Supplied data:

════

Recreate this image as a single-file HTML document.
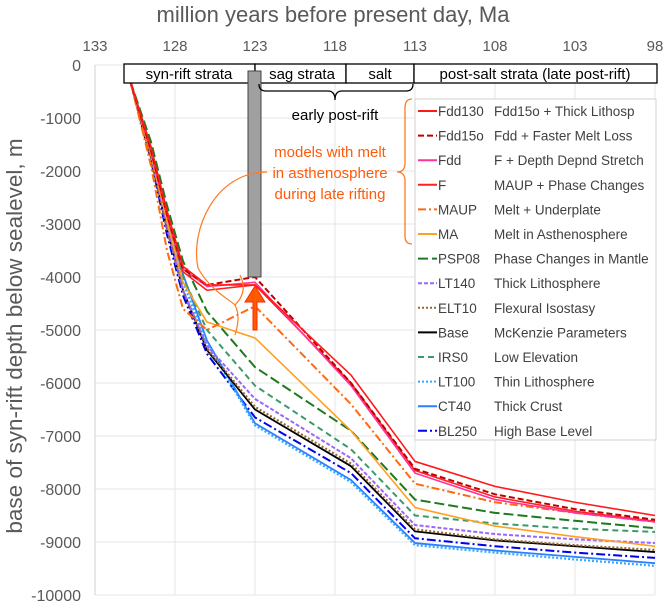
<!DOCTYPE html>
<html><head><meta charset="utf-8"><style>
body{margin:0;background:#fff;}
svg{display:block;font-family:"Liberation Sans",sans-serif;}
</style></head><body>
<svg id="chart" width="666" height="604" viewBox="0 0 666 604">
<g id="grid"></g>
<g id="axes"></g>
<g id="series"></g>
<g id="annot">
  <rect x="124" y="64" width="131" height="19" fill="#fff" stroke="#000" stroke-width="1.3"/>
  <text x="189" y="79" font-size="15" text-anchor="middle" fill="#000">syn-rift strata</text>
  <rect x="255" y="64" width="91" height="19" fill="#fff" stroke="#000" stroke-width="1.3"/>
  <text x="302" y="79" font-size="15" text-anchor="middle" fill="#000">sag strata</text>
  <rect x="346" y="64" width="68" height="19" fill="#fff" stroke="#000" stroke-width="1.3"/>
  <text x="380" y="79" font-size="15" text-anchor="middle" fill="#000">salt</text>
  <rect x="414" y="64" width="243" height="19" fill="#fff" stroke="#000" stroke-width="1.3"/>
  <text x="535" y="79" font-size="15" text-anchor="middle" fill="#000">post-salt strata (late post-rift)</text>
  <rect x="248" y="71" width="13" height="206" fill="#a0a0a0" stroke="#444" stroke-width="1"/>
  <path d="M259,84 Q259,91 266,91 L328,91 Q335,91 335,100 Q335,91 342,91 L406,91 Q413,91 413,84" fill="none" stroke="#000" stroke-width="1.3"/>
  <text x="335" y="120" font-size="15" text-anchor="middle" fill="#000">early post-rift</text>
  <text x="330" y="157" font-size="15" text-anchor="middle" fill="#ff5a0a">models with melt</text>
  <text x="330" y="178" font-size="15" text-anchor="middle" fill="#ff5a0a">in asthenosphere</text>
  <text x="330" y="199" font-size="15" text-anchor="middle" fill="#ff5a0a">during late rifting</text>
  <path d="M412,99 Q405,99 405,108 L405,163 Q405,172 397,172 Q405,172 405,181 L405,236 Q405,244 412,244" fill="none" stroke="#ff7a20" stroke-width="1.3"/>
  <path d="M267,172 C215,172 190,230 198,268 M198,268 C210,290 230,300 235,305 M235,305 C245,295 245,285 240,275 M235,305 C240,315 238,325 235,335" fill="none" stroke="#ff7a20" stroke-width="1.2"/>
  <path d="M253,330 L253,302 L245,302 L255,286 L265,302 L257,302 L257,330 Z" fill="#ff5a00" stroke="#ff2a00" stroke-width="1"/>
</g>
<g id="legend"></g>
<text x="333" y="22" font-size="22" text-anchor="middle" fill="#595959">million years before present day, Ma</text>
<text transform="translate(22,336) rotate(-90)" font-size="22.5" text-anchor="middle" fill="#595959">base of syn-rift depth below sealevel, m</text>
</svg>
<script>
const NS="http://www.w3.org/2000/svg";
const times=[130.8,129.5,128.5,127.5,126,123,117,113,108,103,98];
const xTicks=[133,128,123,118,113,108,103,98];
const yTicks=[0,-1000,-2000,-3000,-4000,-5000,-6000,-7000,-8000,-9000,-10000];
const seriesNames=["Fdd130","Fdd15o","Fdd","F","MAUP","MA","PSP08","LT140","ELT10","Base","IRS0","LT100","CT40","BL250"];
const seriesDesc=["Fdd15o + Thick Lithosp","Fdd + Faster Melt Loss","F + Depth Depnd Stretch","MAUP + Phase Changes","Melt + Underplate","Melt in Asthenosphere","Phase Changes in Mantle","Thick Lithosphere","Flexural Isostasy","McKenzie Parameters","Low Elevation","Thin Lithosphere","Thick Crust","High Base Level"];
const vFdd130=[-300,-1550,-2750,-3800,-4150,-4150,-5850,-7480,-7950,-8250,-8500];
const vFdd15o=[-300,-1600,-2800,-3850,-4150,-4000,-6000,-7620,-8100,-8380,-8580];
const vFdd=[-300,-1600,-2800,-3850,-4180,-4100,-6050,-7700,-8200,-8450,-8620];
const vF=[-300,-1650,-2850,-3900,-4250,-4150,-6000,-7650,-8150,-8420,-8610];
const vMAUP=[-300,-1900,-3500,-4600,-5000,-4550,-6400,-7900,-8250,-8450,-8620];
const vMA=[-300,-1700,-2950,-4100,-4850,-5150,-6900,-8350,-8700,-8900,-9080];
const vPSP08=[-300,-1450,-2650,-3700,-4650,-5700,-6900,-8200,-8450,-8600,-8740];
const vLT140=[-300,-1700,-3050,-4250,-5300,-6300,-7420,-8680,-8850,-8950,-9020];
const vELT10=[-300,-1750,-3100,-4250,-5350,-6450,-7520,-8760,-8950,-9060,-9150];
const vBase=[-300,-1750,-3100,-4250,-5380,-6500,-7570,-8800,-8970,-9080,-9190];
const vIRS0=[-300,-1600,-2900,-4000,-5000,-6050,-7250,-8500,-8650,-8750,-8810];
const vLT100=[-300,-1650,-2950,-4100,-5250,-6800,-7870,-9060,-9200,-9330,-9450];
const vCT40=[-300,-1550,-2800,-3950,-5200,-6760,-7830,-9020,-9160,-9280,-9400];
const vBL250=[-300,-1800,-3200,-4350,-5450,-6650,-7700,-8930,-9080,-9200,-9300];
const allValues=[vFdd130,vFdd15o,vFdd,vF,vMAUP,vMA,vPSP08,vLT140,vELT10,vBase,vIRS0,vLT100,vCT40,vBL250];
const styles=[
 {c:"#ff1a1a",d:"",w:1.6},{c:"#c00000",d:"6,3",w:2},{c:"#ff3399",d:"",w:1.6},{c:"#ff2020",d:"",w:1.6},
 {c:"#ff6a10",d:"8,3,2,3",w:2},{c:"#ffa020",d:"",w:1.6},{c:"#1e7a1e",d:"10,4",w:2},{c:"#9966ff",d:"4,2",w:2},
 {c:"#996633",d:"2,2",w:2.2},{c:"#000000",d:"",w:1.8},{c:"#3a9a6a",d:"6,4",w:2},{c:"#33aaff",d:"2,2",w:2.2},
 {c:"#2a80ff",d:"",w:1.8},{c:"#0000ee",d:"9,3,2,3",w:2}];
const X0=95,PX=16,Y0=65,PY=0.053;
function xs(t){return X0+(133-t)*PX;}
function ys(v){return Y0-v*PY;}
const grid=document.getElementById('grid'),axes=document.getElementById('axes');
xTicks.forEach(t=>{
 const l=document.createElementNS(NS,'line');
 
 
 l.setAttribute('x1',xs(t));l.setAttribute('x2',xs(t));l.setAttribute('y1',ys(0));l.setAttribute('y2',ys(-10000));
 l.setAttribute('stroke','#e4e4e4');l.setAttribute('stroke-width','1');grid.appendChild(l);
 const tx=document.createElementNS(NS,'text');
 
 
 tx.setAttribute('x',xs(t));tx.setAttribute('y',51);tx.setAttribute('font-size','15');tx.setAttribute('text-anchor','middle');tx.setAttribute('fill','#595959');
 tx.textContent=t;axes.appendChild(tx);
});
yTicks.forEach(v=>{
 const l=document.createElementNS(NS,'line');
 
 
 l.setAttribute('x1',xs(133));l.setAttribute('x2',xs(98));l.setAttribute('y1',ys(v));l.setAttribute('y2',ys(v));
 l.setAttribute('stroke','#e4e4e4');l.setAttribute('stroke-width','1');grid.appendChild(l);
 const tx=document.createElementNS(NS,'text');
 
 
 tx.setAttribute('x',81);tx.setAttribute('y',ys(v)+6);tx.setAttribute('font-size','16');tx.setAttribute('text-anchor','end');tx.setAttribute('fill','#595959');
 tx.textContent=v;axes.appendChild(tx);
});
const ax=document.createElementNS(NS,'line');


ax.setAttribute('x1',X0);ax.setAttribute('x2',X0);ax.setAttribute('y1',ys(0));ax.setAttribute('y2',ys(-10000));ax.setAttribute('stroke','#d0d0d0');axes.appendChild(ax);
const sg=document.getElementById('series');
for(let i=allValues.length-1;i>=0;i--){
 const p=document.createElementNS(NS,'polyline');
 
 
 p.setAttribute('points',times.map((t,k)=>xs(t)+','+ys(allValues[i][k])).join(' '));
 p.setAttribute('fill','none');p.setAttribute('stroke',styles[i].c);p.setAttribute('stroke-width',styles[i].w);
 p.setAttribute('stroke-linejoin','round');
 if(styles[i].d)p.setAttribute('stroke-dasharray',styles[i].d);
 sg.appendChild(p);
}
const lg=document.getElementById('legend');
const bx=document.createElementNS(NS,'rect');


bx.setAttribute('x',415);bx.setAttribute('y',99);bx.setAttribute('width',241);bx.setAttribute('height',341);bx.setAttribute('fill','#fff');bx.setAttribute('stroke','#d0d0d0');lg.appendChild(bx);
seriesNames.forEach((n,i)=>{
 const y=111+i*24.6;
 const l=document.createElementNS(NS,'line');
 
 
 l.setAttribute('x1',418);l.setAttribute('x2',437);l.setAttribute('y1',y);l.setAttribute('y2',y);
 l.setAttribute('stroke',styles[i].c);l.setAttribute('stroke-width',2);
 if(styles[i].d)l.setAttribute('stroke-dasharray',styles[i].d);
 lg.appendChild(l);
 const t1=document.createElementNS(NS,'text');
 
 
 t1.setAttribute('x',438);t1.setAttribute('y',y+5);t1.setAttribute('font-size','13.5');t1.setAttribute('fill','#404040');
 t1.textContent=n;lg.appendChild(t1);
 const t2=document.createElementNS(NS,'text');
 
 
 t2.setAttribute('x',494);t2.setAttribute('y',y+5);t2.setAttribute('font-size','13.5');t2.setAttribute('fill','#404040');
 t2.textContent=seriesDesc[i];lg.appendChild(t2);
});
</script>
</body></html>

════

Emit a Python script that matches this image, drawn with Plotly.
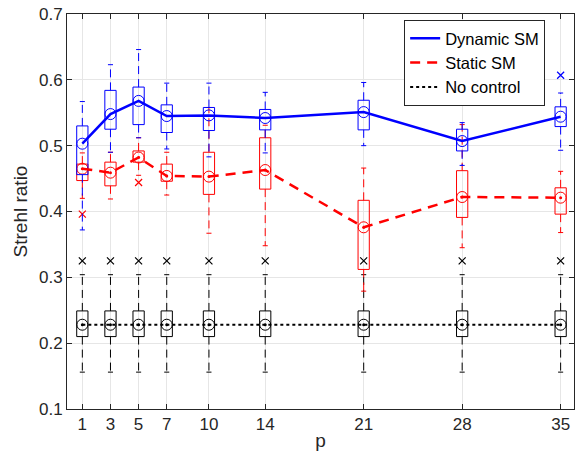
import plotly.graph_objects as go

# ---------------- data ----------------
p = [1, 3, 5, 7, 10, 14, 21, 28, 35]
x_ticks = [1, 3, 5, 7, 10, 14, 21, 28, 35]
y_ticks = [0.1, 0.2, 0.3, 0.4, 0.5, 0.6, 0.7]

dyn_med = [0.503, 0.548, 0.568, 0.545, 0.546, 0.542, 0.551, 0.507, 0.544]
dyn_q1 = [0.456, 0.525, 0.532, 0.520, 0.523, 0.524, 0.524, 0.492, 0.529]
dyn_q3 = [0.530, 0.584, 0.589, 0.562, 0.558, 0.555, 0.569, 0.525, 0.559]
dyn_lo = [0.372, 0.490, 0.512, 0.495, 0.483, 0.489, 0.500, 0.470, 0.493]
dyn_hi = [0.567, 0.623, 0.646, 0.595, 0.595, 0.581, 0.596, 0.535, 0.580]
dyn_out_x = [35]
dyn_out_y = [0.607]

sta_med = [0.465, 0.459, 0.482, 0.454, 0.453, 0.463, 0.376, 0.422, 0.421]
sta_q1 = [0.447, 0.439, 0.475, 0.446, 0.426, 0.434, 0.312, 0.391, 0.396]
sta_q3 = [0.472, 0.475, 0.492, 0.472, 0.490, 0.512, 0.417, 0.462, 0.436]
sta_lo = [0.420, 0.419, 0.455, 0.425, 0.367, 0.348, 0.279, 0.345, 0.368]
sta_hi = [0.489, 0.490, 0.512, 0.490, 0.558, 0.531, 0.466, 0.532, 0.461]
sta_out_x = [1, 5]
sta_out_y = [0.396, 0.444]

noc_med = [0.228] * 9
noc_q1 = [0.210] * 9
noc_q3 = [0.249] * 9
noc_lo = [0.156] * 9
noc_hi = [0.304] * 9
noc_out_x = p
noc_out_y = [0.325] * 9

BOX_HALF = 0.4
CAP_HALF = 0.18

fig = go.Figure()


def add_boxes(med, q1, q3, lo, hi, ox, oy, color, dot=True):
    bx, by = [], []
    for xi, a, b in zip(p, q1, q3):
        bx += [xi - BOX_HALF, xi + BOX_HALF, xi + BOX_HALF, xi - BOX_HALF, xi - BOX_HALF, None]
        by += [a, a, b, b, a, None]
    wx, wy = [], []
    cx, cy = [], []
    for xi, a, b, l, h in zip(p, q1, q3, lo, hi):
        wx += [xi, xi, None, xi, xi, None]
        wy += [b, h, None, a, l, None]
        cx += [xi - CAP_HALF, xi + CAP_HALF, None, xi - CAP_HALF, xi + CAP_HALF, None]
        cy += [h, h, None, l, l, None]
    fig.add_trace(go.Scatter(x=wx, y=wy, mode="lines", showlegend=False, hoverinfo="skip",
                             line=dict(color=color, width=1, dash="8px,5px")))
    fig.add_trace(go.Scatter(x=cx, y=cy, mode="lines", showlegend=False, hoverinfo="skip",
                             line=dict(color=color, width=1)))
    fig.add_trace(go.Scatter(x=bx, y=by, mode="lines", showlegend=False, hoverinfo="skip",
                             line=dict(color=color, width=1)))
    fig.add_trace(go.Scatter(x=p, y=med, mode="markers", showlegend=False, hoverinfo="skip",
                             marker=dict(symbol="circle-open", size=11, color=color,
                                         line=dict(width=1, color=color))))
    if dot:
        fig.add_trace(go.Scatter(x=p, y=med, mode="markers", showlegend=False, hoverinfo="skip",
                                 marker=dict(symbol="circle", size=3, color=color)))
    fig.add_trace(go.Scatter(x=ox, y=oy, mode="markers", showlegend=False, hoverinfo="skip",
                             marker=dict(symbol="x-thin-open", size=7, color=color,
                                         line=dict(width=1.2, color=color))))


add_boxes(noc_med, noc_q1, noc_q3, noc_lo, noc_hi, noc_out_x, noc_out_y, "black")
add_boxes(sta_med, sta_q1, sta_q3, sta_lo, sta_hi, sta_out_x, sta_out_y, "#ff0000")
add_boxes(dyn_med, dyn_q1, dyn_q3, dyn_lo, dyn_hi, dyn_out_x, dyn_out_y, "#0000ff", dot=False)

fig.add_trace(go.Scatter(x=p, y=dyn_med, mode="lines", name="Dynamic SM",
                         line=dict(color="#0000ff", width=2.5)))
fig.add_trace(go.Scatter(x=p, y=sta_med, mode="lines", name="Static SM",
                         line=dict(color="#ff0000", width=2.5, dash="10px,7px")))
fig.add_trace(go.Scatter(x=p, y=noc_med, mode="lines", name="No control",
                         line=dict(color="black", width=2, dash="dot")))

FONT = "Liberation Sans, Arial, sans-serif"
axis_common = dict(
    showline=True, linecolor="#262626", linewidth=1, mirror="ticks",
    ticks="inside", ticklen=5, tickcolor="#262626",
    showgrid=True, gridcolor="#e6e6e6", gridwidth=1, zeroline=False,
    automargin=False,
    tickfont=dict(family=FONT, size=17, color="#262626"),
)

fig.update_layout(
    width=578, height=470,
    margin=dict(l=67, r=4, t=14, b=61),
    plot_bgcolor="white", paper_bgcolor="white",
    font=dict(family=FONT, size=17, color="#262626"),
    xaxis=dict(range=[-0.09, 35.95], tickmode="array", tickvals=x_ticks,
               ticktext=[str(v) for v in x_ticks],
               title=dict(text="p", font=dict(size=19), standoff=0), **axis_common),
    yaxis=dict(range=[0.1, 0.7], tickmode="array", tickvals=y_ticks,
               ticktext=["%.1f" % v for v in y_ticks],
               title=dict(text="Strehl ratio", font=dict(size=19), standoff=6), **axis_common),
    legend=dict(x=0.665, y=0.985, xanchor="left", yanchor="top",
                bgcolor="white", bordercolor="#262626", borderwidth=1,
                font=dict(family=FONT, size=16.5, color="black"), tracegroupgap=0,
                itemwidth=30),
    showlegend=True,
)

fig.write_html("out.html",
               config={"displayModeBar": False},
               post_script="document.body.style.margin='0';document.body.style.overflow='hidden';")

════

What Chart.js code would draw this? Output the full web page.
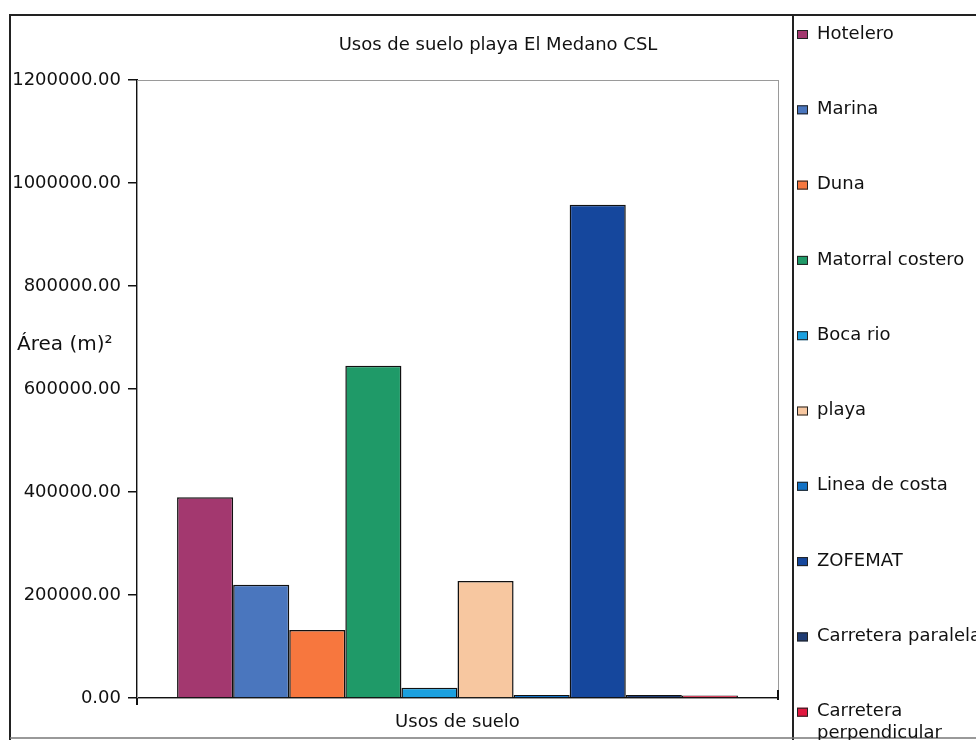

════

Job:
Exactly reproduce the stretch that starts at the line containing "Emit a Python" and ends at the line containing "y_ticks = [0.1, 0.2, 0.3, 0.4, 0.5, 0.6, 0.7]", both ends included; leave any pictures out.

Worked solution:
Emit a Python script that matches this image, drawn with Plotly.
import plotly.graph_objects as go

# ---------------- data ----------------
p = [1, 3, 5, 7, 10, 14, 21, 28, 35]
x_ticks = [1, 3, 5, 7, 10, 14, 21, 28, 35]
y_ticks = [0.1, 0.2, 0.3, 0.4, 0.5, 0.6, 0.7]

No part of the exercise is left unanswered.